New formats, designed to make it easier to move networks between hardware, offer big performance gains with equivalent accuracy.

NVIDIA, Intel, and Arm have jointly announced the release of FP8, an eight-bit floating point format specification designed to ease the sharing of deep learning networks between hardware platforms.

"The industry has moved from 32-bit precisions to 16-bit, and now even 8-bit precision formats," claims NVIDIA's Shar Narasimhan of the move. "Transformer networks, which are one of the most important innovations in AI, benefit from an 8-bit floating point precision in particular. We believe that having a common interchange format will enable rapid advancements and the interoperability of both hardware and software platforms to advance computing."

NVIDIA, Intel, and Arm have released an open specification for eight-bit deep learning formats, dubbed FP8. (📷: Micikevicius et al)

As a result, NVIDIA has teamed up with Intel and Arm on FP8, a specification that details two eight-bit floating point formats for interchange between hardware platforms: E5M2 and E4M3. "FP8 minimizes deviations from existing IEEE 754 floating point formats," Narasimhan claims, "with a good balance between hardware and software to leverage existing implementations, accelerate adoption, and improve developer productivity."

E5M2 is a truncated IEEE FP16 format, which uses five bits for the exponent and two bits for the mantissa; E4M3 makes what Narasimhan describes as "a few adjustments" and uses a four-bit exponent and a three-bit mantissa. In either case, they're eight-bit formats suitable for training and inference — and, their creators promise, can reduce computational workloads over higher-precision alternatives.

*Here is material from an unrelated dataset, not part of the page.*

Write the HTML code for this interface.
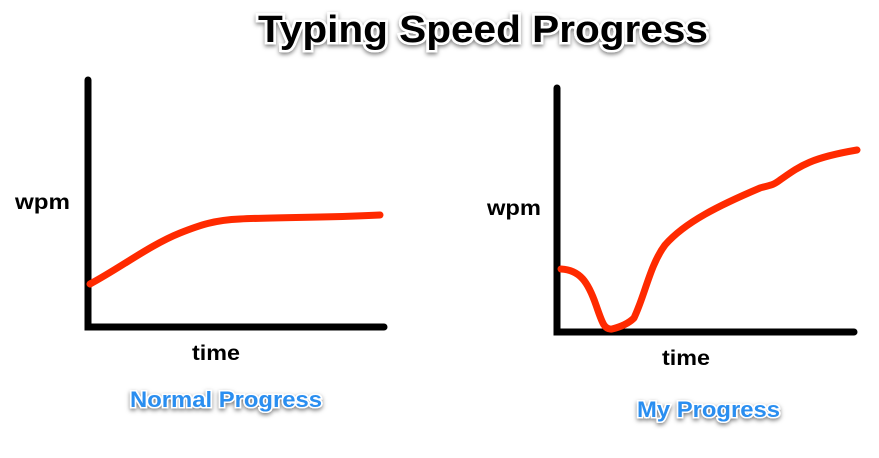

"Testing the proposed FP8 format shows comparable accuracy to 16-bit precisions across a wide array of use cases, architectures, and networks," claims Narasimhan. "Results on transformers, computer vision, and GAN networks all show that FP8 training accuracy is similar to 16-bit precisions while delivering significant speed-ups."

NVIDIA's testing shows up to a 4.5x performance gain with very little loss of accuracy. (📷: NVIDIA)

The companies involved have opted to release FP8 under open, license-free terms — and will, in the near future, submit the specification to IEEE for consideration as a formal standard. The hope is for wide industry adoption: NVIDIA already includes FP8 support in its Hopper GPU architecture, claiming in internal testing that it can deliver a 4.5x speed-up for the BERT high-accuracy model as measured by the MLPerf Inference v2.1 benchmark.

Full details are available in the FP8 paper, available on Cornell's arXiv preprint server under open-access terms.